Thursday, 9 July 2015

The Folklore of Discworld

I've never been all that interested by books about 'The Science of Star Trek', for example. It seems to me that wherever and to what extent I don't already understand the science involved in Star Trek on the basis of my A-level in Physics and general scientific curiosity, I'm probably never going to get it. I maxed out on science at A-levels. I'm also afraid that the really interesting bits will turn out to have been made up. The Science of Discworld was a different proposition. Since it was based around a fantasy series, and not science fiction, it didn't offer to immediately get mired in the hinterland between my own understanding and things far beyond my ken.
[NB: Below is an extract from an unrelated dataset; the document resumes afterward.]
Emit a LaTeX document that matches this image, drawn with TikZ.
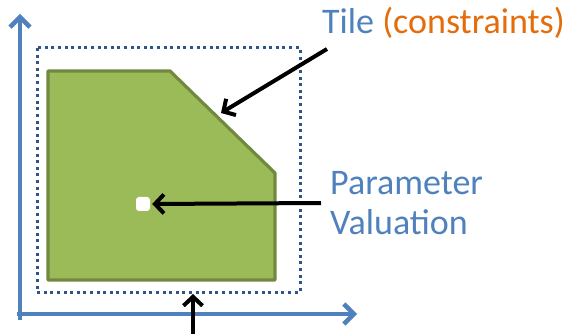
\documentclass[tikz,border=0pt]{standalone}
\usepackage{fontspec}
\setmainfont{Carlito}
\usetikzlibrary{arrows.meta}
\definecolor{axisblue}{HTML}{4F81BD}
\definecolor{tileorange}{HTML}{E46C0A}
\definecolor{tilegreen}{HTML}{9BBB59}
\definecolor{tileedge}{HTML}{71893F}
\definecolor{dotblue}{HTML}{2F5487}
\tikzset{
  axis/.style={draw=axisblue, line width=4.5pt, -{Straight Barb[length=10pt,width=20pt,line width=4.5pt]}},
  pointer/.style={draw=black, line width=4pt, -{Straight Barb[length=9pt,width=19pt,line width=4pt]}},
  label/.style={font=\fontsize{36}{42}\selectfont, text=axisblue, inner sep=0pt, anchor=base west}
}
\begin{document}
\begin{tikzpicture}[x=1pt,y=-1pt]
\useasboundingbox (0,0) rectangle (568,334);
% axes
\coordinate (yend) at (20,14);
\coordinate (xend) at (357,314);
\draw[axis] (20,320) -- (yend);
\draw[axis] (17,314) -- (xend);
% dotted tile bounds
\draw[dotblue, line width=3pt, dash pattern=on 3pt off 3.6pt] (37,48) rectangle (300,292);
% the tile
\draw[fill=tilegreen, draw=tileedge, line width=3.2pt, line join=round]
  (48,71) -- (170,71) -- (275,173) -- (275,280) -- (48,280) -- cycle;
\coordinate (edge) at (221,113);
% valuation point
\node[fill=white, rounded corners=3pt, minimum size=14pt, inner sep=0pt] (pt) at (143,204) {};
% labels
\node[label] (tile) at (322,34) {Tile \textcolor{tileorange}{(constraints)}};
\node[label] (par) at (330,195) {Parameter};
\node[label] (val) at (330,234) {Valuation};
% pointers
\coordinate (tilefrom) at (327,49);
\coordinate (parfrom) at (321,203);
\coordinate (boxbot) at (193,294);
\coordinate (below) at (193,340);
\draw[pointer] (tilefrom) -- (edge);
\draw[pointer] (parfrom) -- ([xshift=2pt]pt.east);
\draw[pointer] (below) -- (boxbot);
\end{tikzpicture}
\end{document}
I very much enjoyed the first two, and look forward to reading the others some day. It was thus with some anticipation that I picked up an audiobook of The Folklore of Discworld, read by Michael Fenton Stephens.

Sadly - and I've been putting this review off for weeks because I didn't want to say this - I found it lacking. I think this is my own fault in part. The book is an exploration of the Discworld's folklore and an expansion on its sources, where I was hoping for something which more looked at our folklore through the eyes of the Disc, as the Science series did. I also found the repeated suggestion that Earth folklore mirrored the Disc to be disingenuous after the third or fourth repeat.

The Folklore of Discworld is not a bad book, it's just much more a book about the Discworld than it is a book about folklore.